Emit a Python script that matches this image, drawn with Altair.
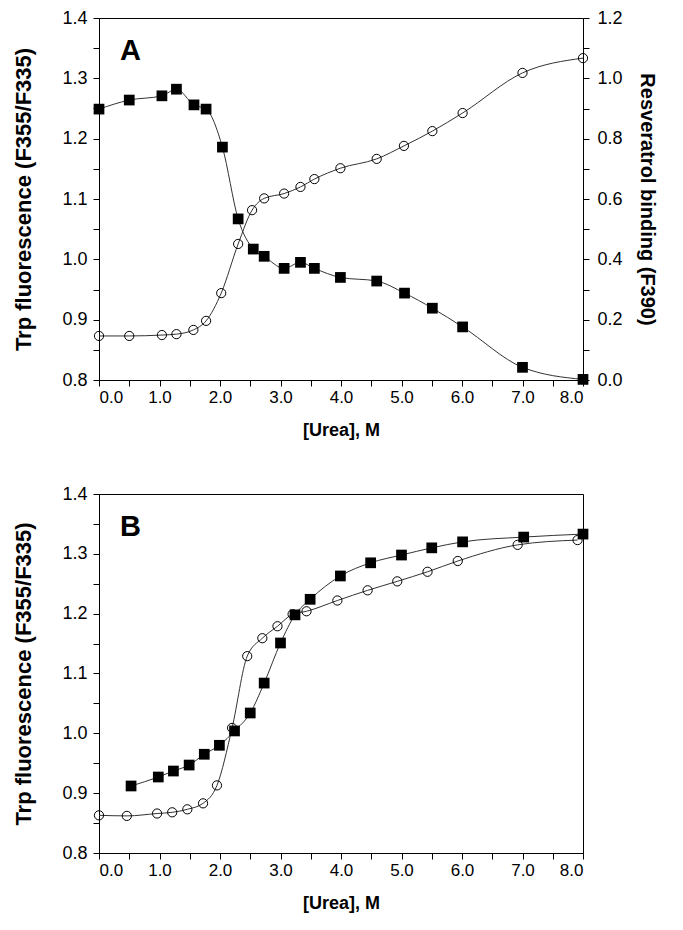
---+---
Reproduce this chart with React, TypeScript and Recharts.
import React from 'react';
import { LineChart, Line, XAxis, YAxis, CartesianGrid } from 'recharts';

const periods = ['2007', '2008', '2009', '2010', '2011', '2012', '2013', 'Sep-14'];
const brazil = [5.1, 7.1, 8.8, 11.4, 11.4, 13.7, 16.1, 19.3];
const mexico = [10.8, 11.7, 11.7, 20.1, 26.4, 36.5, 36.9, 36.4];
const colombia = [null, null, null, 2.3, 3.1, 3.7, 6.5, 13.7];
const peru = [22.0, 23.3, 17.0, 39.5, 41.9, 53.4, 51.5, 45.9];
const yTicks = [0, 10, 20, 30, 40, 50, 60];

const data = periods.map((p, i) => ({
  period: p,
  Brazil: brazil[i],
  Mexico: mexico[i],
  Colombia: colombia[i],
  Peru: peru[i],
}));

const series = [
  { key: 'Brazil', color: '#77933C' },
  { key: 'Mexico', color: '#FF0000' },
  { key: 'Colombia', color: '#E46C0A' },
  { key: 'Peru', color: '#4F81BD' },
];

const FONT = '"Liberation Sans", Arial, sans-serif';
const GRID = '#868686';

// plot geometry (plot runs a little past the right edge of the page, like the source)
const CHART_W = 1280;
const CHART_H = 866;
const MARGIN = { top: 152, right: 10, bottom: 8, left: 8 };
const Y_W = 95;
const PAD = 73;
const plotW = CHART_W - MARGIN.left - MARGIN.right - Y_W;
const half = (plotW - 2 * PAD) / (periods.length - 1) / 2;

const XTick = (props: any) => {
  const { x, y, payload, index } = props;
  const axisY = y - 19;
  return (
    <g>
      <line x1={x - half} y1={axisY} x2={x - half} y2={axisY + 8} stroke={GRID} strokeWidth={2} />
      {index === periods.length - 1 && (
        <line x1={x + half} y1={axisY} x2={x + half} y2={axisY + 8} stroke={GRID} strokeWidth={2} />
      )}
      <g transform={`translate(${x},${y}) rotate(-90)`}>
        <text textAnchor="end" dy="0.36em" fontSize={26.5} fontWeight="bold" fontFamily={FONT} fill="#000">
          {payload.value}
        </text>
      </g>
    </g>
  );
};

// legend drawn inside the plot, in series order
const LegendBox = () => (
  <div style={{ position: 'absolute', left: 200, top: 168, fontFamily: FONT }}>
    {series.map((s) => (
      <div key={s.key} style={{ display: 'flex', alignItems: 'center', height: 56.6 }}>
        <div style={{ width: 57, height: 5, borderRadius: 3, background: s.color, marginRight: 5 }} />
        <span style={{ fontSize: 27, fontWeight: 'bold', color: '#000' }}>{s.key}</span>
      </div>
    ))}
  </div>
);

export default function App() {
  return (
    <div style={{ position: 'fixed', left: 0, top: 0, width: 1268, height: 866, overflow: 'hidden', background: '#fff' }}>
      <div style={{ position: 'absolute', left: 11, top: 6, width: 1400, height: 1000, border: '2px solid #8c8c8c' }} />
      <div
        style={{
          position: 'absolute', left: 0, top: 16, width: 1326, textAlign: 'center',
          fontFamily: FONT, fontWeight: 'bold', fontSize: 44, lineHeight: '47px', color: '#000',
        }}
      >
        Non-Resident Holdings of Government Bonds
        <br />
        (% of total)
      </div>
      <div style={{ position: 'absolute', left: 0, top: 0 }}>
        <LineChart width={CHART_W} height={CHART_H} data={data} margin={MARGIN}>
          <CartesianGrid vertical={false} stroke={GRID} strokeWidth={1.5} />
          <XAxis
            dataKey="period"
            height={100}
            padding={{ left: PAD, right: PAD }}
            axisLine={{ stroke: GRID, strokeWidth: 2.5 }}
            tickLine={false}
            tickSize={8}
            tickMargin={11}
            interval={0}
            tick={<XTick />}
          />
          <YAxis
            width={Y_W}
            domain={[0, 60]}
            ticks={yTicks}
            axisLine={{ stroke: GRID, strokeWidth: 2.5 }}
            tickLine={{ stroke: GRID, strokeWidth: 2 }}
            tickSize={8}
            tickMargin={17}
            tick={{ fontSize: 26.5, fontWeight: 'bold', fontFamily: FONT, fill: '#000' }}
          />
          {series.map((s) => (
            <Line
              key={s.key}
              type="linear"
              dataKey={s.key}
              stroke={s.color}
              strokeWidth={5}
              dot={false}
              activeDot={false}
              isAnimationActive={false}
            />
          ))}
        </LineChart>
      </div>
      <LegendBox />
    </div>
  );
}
---+---
### Stated exercise
Looking at the records above, work out how many lines include the word "React", then give that number by itself.

### Answer to this exercise
2